Plus un aliment est poreux, plus il libère de sel
Wan-Yuan Kuo et Youngsoo Lee se sont penchés sur la manière dont le sel est libéré durant la mastication. Après avoir constaté que la majeure partie du sel contenue dans ces aliments n’est pas libérée donc ne participe pas au goût (mais il est en revanche assimilé par l’organisme), ils ont montré, modèles et expériences à l’appui, que la modification de la structure poreuse favorise cette libération : en augmentant la tailles de pores et leur nombre ou densité, on favorise l’émiettement de l’aliment dans la bouche et donc la libération du sel.
Il suffirait donc de favoriser cette porosité durant le processus de fabrication, en particulier en opérant sur les gels (colloïdes) utilisés dans la préparation, pour pouvoir réduire la quantité de sel sans que le consommateur y sente une différence.

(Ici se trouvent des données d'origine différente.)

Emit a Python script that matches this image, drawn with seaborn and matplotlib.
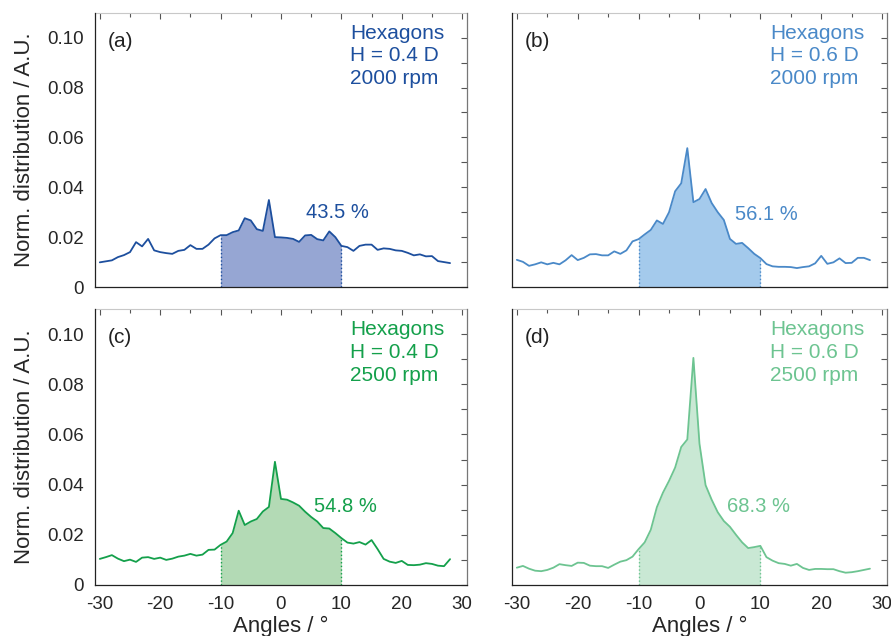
import numpy as np
import pandas as pd
import matplotlib
matplotlib.use("Agg")
import matplotlib.pyplot as plt
import seaborn as sns

# angles, 1 degree steps
angles = list(range(-30, 29))

dist_a = [0.0099, 0.0103, 0.0107, 0.0120, 0.0128, 0.0140, 0.0180, 0.0163, 0.0193, 0.0147,
          0.0140, 0.0136, 0.0133, 0.0145, 0.0149, 0.0168, 0.0153, 0.0153, 0.0170, 0.0195,
          0.0208, 0.0208, 0.0220, 0.0227, 0.0276, 0.0267, 0.0232, 0.0225, 0.0349, 0.0200,
          0.0199, 0.0197, 0.0193, 0.0181, 0.0207, 0.0209, 0.0192, 0.0187, 0.0223, 0.0200,
          0.0165, 0.0160, 0.0145, 0.0165, 0.0170, 0.0170, 0.0149, 0.0155, 0.0153, 0.0147,
          0.0145, 0.0137, 0.0127, 0.0131, 0.0123, 0.0124, 0.0104, 0.0100, 0.0096]

dist_b = [0.0109, 0.0101, 0.0085, 0.0091, 0.0099, 0.0091, 0.0097, 0.0091, 0.0107, 0.0128,
          0.0108, 0.0117, 0.0131, 0.0132, 0.0127, 0.0127, 0.0143, 0.0133, 0.0147, 0.0183,
          0.0192, 0.0211, 0.0229, 0.0267, 0.0253, 0.0300, 0.0384, 0.0416, 0.0557, 0.0340,
          0.0353, 0.0393, 0.0337, 0.0300, 0.0269, 0.0193, 0.0173, 0.0177, 0.0156, 0.0133,
          0.0116, 0.0092, 0.0083, 0.0081, 0.0081, 0.0080, 0.0076, 0.0080, 0.0083, 0.0095,
          0.0125, 0.0093, 0.0099, 0.0115, 0.0096, 0.0097, 0.0117, 0.0117, 0.0108]

dist_c = [0.0104, 0.0111, 0.0119, 0.0105, 0.0095, 0.0101, 0.0092, 0.0109, 0.0111, 0.0104,
          0.0109, 0.0100, 0.0105, 0.0113, 0.0117, 0.0124, 0.0117, 0.0121, 0.0140, 0.0141,
          0.0160, 0.0173, 0.0207, 0.0296, 0.0239, 0.0253, 0.0263, 0.0293, 0.0311, 0.0491,
          0.0343, 0.0340, 0.0329, 0.0316, 0.0292, 0.0271, 0.0253, 0.0227, 0.0225, 0.0207,
          0.0187, 0.0169, 0.0165, 0.0171, 0.0161, 0.0179, 0.0143, 0.0104, 0.0093, 0.0088,
          0.0096, 0.0080, 0.0079, 0.0081, 0.0087, 0.0084, 0.0077, 0.0075, 0.0103]

dist_d = [0.0069, 0.0076, 0.0065, 0.0057, 0.0055, 0.0060, 0.0069, 0.0083, 0.0079, 0.0076,
          0.0089, 0.0088, 0.0077, 0.0075, 0.0075, 0.0068, 0.0081, 0.0093, 0.0099, 0.0113,
          0.0143, 0.0170, 0.0220, 0.0310, 0.0368, 0.0415, 0.0468, 0.0550, 0.0580, 0.0905,
          0.0563, 0.0398, 0.0340, 0.0290, 0.0255, 0.0232, 0.0200, 0.0170, 0.0147, 0.0151,
          0.0156, 0.0111, 0.0097, 0.0087, 0.0084, 0.0077, 0.0084, 0.0068, 0.0060, 0.0064,
          0.0064, 0.0063, 0.0063, 0.0055, 0.0049, 0.0051, 0.0055, 0.0060, 0.0065]

panel_ids = ["(a)", "(b)", "(c)", "(d)"]
heights = ["0.4", "0.6", "0.4", "0.6"]
speeds = ["2000", "2000", "2500", "2500"]
percent = ["43.5 %", "56.1 %", "54.8 %", "68.3 %"]
pct_pos = [(4.1, 0.0297), (5.9, 0.0289), (5.4, 0.0311), (4.5, 0.0311)]

line_colors = ["#1d4f9e", "#4a89c8", "#14a04b", "#6dc491"]
fill_colors = ["#96a6d3", "#a4caec", "#b3dab5", "#c9e8d4"]

df = pd.DataFrame({
    "angle": angles * 4,
    "dist": dist_a + dist_b + dist_c + dist_d,
    "panel": np.repeat(panel_ids, len(angles)),
})

sns.set_style("white")
plt.rcParams["font.family"] = ["Liberation Sans", "DejaVu Sans"]
plt.rcParams["axes.unicode_minus"] = False

fig = plt.figure(figsize=(8.91, 6.36), dpi=100)
boxes = [
    [0.1066, 0.5487, 0.4175, 0.4313],
    [0.5746, 0.5487, 0.4209, 0.4313],
    [0.1066, 0.0802, 0.4175, 0.4340],
    [0.5746, 0.0802, 0.4209, 0.4340],
]

def yfmt(v, pos):
    return "0" if abs(v) < 1e-9 else f"{v:.2f}"

for i, pid in enumerate(panel_ids):
    ax = fig.add_axes(boxes[i])
    sub = df[df["panel"] == pid]
    lc, fc = line_colors[i], fill_colors[i]

    mask = (sub["angle"] >= -10) & (sub["angle"] <= 10)
    ax.fill_between(sub["angle"][mask], 0, sub["dist"][mask], color=fc, lw=0, zorder=1)
    sns.lineplot(data=sub, x="angle", y="dist", ax=ax, color=lc, lw=1.3, zorder=3)
    for edge in (-10, 10):
        yv = sub.loc[sub["angle"] == edge, "dist"].values[0]
        ax.plot([edge, edge], [0, yv], color=lc, lw=1.0, ls=":", zorder=2)

    ax.set_xlim(-30.8, 30.8)
    ax.set_ylim(0, 0.11)
    ax.set_xticks(range(-30, 31, 10))
    ax.set_xticks(range(-25, 30, 10), minor=True)
    ax.set_yticks(np.arange(0, 0.101, 0.02))
    ax.set_yticks(np.arange(0.01, 0.11, 0.02), minor=True)
    ax.yaxis.set_major_formatter(plt.FuncFormatter(yfmt))
    ax.tick_params(which="major", direction="out", length=6, width=0.8,
                   labelsize=13.5, color="#222222", pad=2)
    ax.tick_params(which="minor", direction="out", length=3.5, width=0.8, color="#222222")
    for s in ("top", "right"):
        ax.spines[s].set_visible(False)
    for s in ("left", "bottom"):
        ax.spines[s].set_color("#222222")
        ax.spines[s].set_linewidth(0.9)

    top = ax.secondary_xaxis("top")
    top.set_xticks(range(-30, 31, 10))
    top.set_xticks(range(-25, 30, 10), minor=True)
    top.tick_params(which="both", direction="in", labeltop=False, width=0.8, color="#555555")
    top.tick_params(which="major", length=4)
    top.tick_params(which="minor", length=3)
    top.spines["top"].set_color("#c8c8c8")
    top.spines["top"].set_linewidth(0.8)

    right = ax.secondary_yaxis("right")
    right.set_yticks(np.arange(0, 0.101, 0.01))
    right.tick_params(which="both", direction="in", labelright=False, length=4,
                      width=0.8, color="#555555")
    right.spines["right"].set_color("#777777")
    right.spines["right"].set_linewidth(0.9)

    ax.set_xlabel("Angles / °" if i >= 2 else "", fontsize=16, labelpad=2)
    ax.set_ylabel("Norm. distribution / A.U." if i % 2 == 0 else "", fontsize=16, labelpad=9)
    if i % 2 == 1:
        ax.tick_params(axis="y", which="both", labelleft=False)
    if i < 2:
        ax.tick_params(axis="x", which="both", labelbottom=False)

    ax.text(0.035, 0.895, pid, transform=ax.transAxes, fontsize=15,
            ha="left", va="center", color="#222222")
    ax.text(0.94, 0.96, f"Hexagons\nH = {heights[i]} D\n{speeds[i]} rpm",
            transform=ax.transAxes, fontsize=15, ha="right", va="top",
            multialignment="left", color=lc, linespacing=1.25)
    ax.text(pct_pos[i][0], pct_pos[i][1], percent[i], fontsize=14.5,
            ha="left", va="center", color=lc)

fig.savefig("out.png", dpi=100)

L’huile absorbée : une affaire de pression capillaire
Du coté des graisses, l’étude menée par Harkirat S. Bansal, Pawan S. Takhar se focalise sur l’étape de cuisson des aliments frits. A grand renfort d’équations mathématiques (plus d’une centaine) décrivant le parcours de l’eau, de l’huile et des gaz durant la phase de chauffage (cuisson), ils ont montré que les pores des aliments jouent un rôle primordial dans l’absorption de la graisse.
En résumé : durant les premières 40 secondes de cuisson à l’huile à 200 °C, ces pores possèdent une forte pression interne, ce qui empêche une grande partie de l’huile de pénétrer. Dès ce délai dépassé, la pression interne chute et l’huile s’y précipite par capillarité. Il s’agirait donc de retirer les aliments du bain d’huile avant que ce processus se déclenche.
Finalement, la limitation des temps de cuisson ainsi que l’augmentation de la porosité des aliments frits devraient donc permettre aux industriels d’allier enfin le plaisir du goût à la bonne santé des artères.